Your instructions -
Leaving out every picture, quote the data below exactly as it appears.
----
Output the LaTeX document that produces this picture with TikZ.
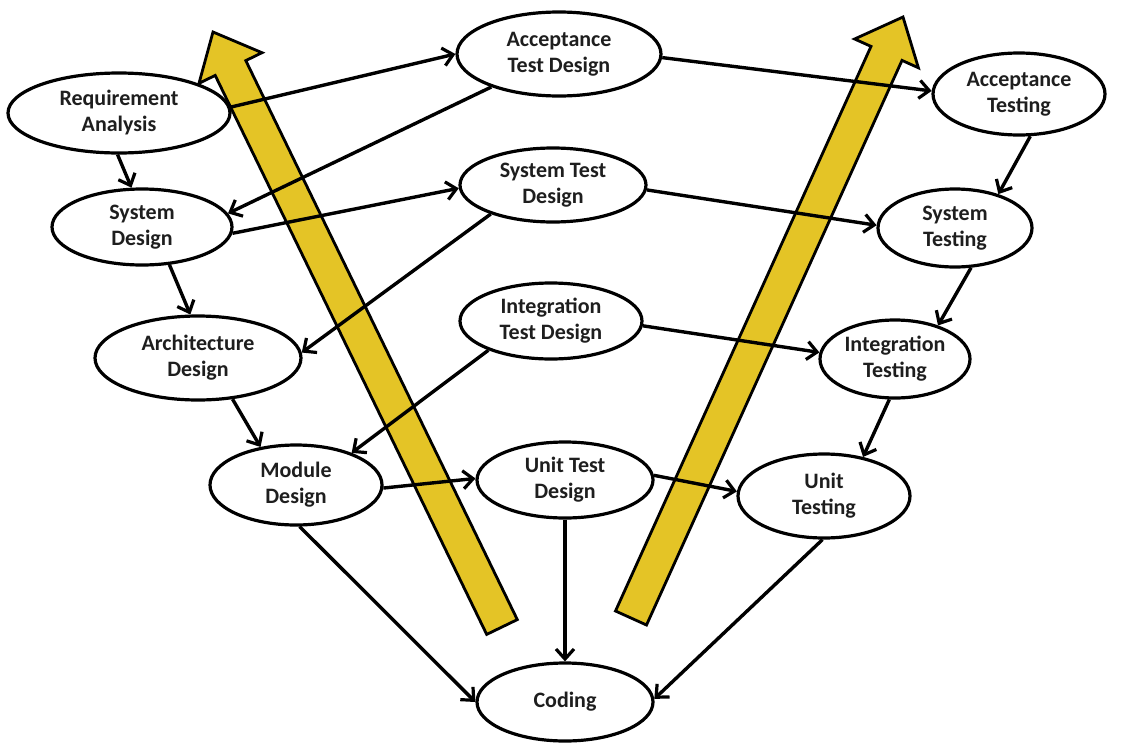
\documentclass[tikz,border=0pt]{standalone}
\usepackage{fontspec}
\setmainfont{Carlito}
\usetikzlibrary{shapes.geometric,arrows.meta}
\definecolor{vyellow}{RGB}{228,196,38}
\definecolor{txt}{RGB}{30,30,30}
\begin{document}
\begin{tikzpicture}[x=1pt,y=-1pt,
  phase/.style={ellipse, draw, line width=3.2pt, fill=white, inner sep=0pt, align=center,
    font=\fontsize{22}{26}\selectfont\bfseries, text=txt},
  link/.style={line width=3.4pt, -{Straight Barb[length=10pt,width=18pt,line width=3.2pt]}},
  bigarrow/.style={fill=vyellow, draw=black, line width=2.8pt, line join=miter}]
\useasboundingbox (0,0) rectangle (1124,744);

% yellow arrows
\draw[bigarrow] (486.7,634.4) -- (215.2,75.4) -- (199,83.3) -- (213,32) -- (262,52.7) -- (245.8,60.6) -- (517.3,619.6) -- cycle;
\draw[bigarrow] (615.5,611) -- (871,46.4) -- (854.6,39) -- (903,17) -- (918.4,67.8) -- (902,60.4) -- (646.5,625) -- cycle;

% phases
\node[phase, minimum width=222pt, minimum height=80pt] (ra) at (119,113) {Requirement\\Analysis};
\node[phase, minimum width=204pt, minimum height=84pt] (atd) at (559,54) {Acceptance\\Test Design};
\node[phase, minimum width=172pt, minimum height=82pt] (at) at (1019,94) {Acceptance\\Testing};
\node[phase, minimum width=180pt, minimum height=76pt] (sd) at (142,227) {System\\Design};
\node[phase, minimum width=186pt, minimum height=74pt] (std) at (553,185) {System Test\\Design};
\node[phase, minimum width=154pt, minimum height=78pt] (st) at (955,228) {System\\Testing};
\node[phase, minimum width=206pt, minimum height=84pt] (ad) at (198,358) {Architecture\\Design};
\node[phase, minimum width=182pt, minimum height=76pt] (itd) at (551,321) {Integration\\Test Design};
\node[phase, minimum width=150pt, minimum height=78pt] (it) at (895,359) {Integration\\Testing};
\node[phase, minimum width=172pt, minimum height=80pt] (md) at (296,485) {Module\\Design};
\node[phase, minimum width=176pt, minimum height=76pt] (utd) at (565,480) {Unit Test\\Design};
\node[phase, minimum width=172pt, minimum height=84pt] (ut) at (824,496) {Unit\\Testing};
\node[phase, minimum width=176pt, minimum height=78pt] (cod) at (565,702) {Coding};

% connectors
\draw[link] (ra.3) -- (atd.180);
\draw[link] (atd.358) -- (at.178);
\draw[link] (atd.206) -- (sd.9);
\draw[link] (ra.268) -- (sd.105);
\draw[link] (sd.356) -- (std.182);
\draw[link] (at.285) -- (st.38);
\draw[link] (std.357) -- (st.178);
\draw[link] (std.205) -- (ad.3);
\draw[link] (sd.306) -- (ad.100);
\draw[link] (st.292) -- (it.38);
\draw[link] (itd.357) -- (it.175);
\draw[link] (itd.205) -- (md.30);
\draw[link] (ad.310) -- (md.133);
\draw[link] (it.262) -- (ut.45);
\draw[link] (md.358) -- (utd.179);
\draw[link] (utd.3) -- (ut.177);
\draw[link] (md.275) -- (cod.180);
\draw[link] (utd.south) -- (cod.north);
\draw[link] (ut.268) -- (cod.2);
\end{tikzpicture}
\end{document}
----
Exercise output -
Output the LaTeX document that produces this picture with TikZ.
\documentclass[tikz,border=0pt]{standalone}
\usepackage{fontspec}
\setmainfont{Carlito}
\usetikzlibrary{shapes.geometric,arrows.meta}
\definecolor{vyellow}{RGB}{228,196,38}
\definecolor{txt}{RGB}{30,30,30}
\begin{document}
\begin{tikzpicture}[x=1pt,y=-1pt,
  phase/.style={ellipse, draw, line width=3.2pt, fill=white, inner sep=0pt, align=center,
    font=\fontsize{22}{26}\selectfont\bfseries, text=txt},
  link/.style={line width=3.4pt, -{Straight Barb[length=10pt,width=18pt,line width=3.2pt]}},
  bigarrow/.style={fill=vyellow, draw=black, line width=2.8pt, line join=miter}]
\useasboundingbox (0,0) rectangle (1124,744);

% yellow arrows
\draw[bigarrow] (486.7,634.4) -- (215.2,75.4) -- (199,83.3) -- (213,32) -- (262,52.7) -- (245.8,60.6) -- (517.3,619.6) -- cycle;
\draw[bigarrow] (615.5,611) -- (871,46.4) -- (854.6,39) -- (903,17) -- (918.4,67.8) -- (902,60.4) -- (646.5,625) -- cycle;

% phases
\node[phase, minimum width=222pt, minimum height=80pt] (ra) at (119,113) {Requirement\\Analysis};
\node[phase, minimum width=204pt, minimum height=84pt] (atd) at (559,54) {Acceptance\\Test Design};
\node[phase, minimum width=172pt, minimum height=82pt] (at) at (1019,94) {Acceptance\\Testing};
\node[phase, minimum width=180pt, minimum height=76pt] (sd) at (142,227) {System\\Design};
\node[phase, minimum width=186pt, minimum height=74pt] (std) at (553,185) {System Test\\Design};
\node[phase, minimum width=154pt, minimum height=78pt] (st) at (955,228) {System\\Testing};
\node[phase, minimum width=206pt, minimum height=84pt] (ad) at (198,358) {Architecture\\Design};
\node[phase, minimum width=182pt, minimum height=76pt] (itd) at (551,321) {Integration\\Test Design};
\node[phase, minimum width=150pt, minimum height=78pt] (it) at (895,359) {Integration\\Testing};
\node[phase, minimum width=172pt, minimum height=80pt] (md) at (296,485) {Module\\Design};
\node[phase, minimum width=176pt, minimum height=76pt] (utd) at (565,480) {Unit Test\\Design};
\node[phase, minimum width=172pt, minimum height=84pt] (ut) at (824,496) {Unit\\Testing};
\node[phase, minimum width=176pt, minimum height=78pt] (cod) at (565,702) {Coding};

% connectors
\draw[link] (ra.3) -- (atd.180);
\draw[link] (atd.358) -- (at.178);
\draw[link] (atd.206) -- (sd.9);
\draw[link] (ra.268) -- (sd.105);
\draw[link] (sd.356) -- (std.182);
\draw[link] (at.285) -- (st.38);
\draw[link] (std.357) -- (st.178);
\draw[link] (std.205) -- (ad.3);
\draw[link] (sd.306) -- (ad.100);
\draw[link] (st.292) -- (it.38);
\draw[link] (itd.357) -- (it.175);
\draw[link] (itd.205) -- (md.30);
\draw[link] (ad.310) -- (md.133);
\draw[link] (it.262) -- (ut.45);
\draw[link] (md.358) -- (utd.179);
\draw[link] (utd.3) -- (ut.177);
\draw[link] (md.275) -- (cod.180);
\draw[link] (utd.south) -- (cod.north);
\draw[link] (ut.268) -- (cod.2);
\end{tikzpicture}
\end{document}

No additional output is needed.